Sabian Xs20 Splash 10"
The vast majority of semi-pro drummers want quality at an affordable price. Producing a good cymbal is not just about expensive alloys, it's about the hours spent on tempering, hammering, lathing and so on - it's a labour intensive process. Hence Sabian spent 10 years figuring out how to make B20 cymbals with minimal labour. They eventually came up with the Xs20s, and now the Xs20s have undergone new lathing to make them even more desirable.
The difference with these Xs20s is largely cosmetic. Sabian has applied AA style lathing, "the traditional, wide-blade cut", as a result of customer pressure. The lathing results in greater manufacturing consistency, but the sound remains unaltered. So what is that sound?

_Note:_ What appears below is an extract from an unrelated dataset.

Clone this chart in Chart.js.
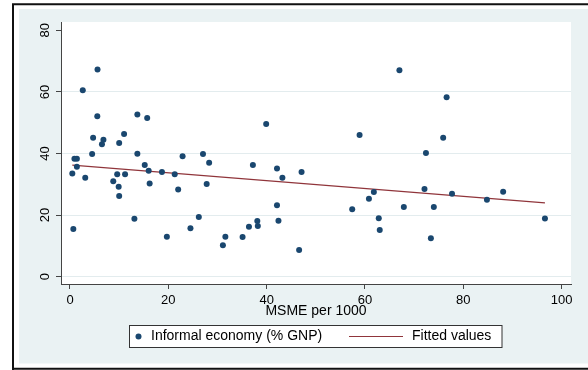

Well, the series is divided into Rock and Medium types. There are two rides - a 20" Medium and a Rock version, plus an 18" crash-ride. The Medium ride is a sweet sounding cymbal, fairly soft and smooth, with a thick stick response.
The bell is small but sings out brightly when shouldered with the stick. The Rock ride is noticeably heavier, resulting in a much higher pitch and harder sound. It's a one-dimensional, a remorseless 'ting' with not much body or aftertone to cushion it. The bell is rounder and bigger, though not particularly louder than the Medium ride bell.
The 18" crash-ride is much more subtle. There's a band running around the middle of the main ride area which divides the thicker central zone from the crashy edge (which you can still ride on for a lighter, sizzling effect). The main ride area has a slightly washy, jazzy feel and a tight bell.
The crash sound has just the smallest exotic trashy whiff about it. It won't replace your main ride, but it's definitely a characterful add-on which will add variation to your grooves.
Home to roost
The crashes divide into Rock and Medium-Thin, in 18", 16" and 14" sizes, and there are two splashes. The Medium Thin crashes are attractive, quite silkily dark, with no lip curlingly nasty over- or aftertones. There's a fast initial response, but then the sound doesn't develop and open out as much as you'd like before it decays.
This is where the economies in hammering, etc, come home to roost. In the case of the 14" crash and 12" splash this is fine - they make quick interjections in the music and are gone. But by the time you get down to the thin 10" splash the lack of body makes for a rather small 'tish'.
As with the rides, the Rock versions (18"/16") are heavier and correspondingly less responsive. While a top line heavy crash sustains through the sheer mass of metal, these seem hidebound by the extra thickness and the decay is shorter even than the Medium Thins.
The initial crash response is again clean and musical, especially with the 18", but, once again, quickly recedes, leaving you thinking, 'Where did it go?'.
There are 13" and 14" hi-hats, both of which we really liked. They are slick and thankfully bereft of unpleasant overtones when played tight or wide open. In fact they're classy all-rounders which should slip nicely into most styles. The 13"s are just that bit faster and tighter.
Finally, there's a mediumweight 18" Chinese. The fact that the medium Xs20s are not harsh is for me, a plus, when it comes to the Chinese. It is not as brash as other Chinas and has a relatively mellow crash sound with a modicum of trash. So if you're looking for a raucous, barking Chinese, this is not the one.
On the road
Of course the real test is when you take the Xs20s on a gig - which is what we did - two gigs in fact. In a nutshell we found we could live with the mediums but not the rock versions. We tried the Rock ride and 16" Rock crash first. Sitting behind them there's no sizzle factor, no range, just a 'dink', especially from the ride.
The bleak response of the Rock ride coupled with its high pitch made it stick out uncomfortably. Perhaps it works for metal drummers, but for anything else, we can't see it. When switching to the 20" Medium ride, 18" crash ride and 18" Medium thin crash, things improved no end. At last, some subtlety and versatility. The 14" hats were excellent, not the most colourful, but effective, deep and refined.
You get the Sabian logo and B20 alloy at an affordable price.
Generally lacking fullness and decays rather quickly.
While cheaper cymbals have nasty overtones and more expensive ones have character and breadth, the Xs20s are somewhere in between. If you're moving up from Sabian's B8-Pros you'll be in heaven, but the Xs20s still lack the scope and penetration of Sabian's top pro lines. Which, at the price, is just what you'd expect.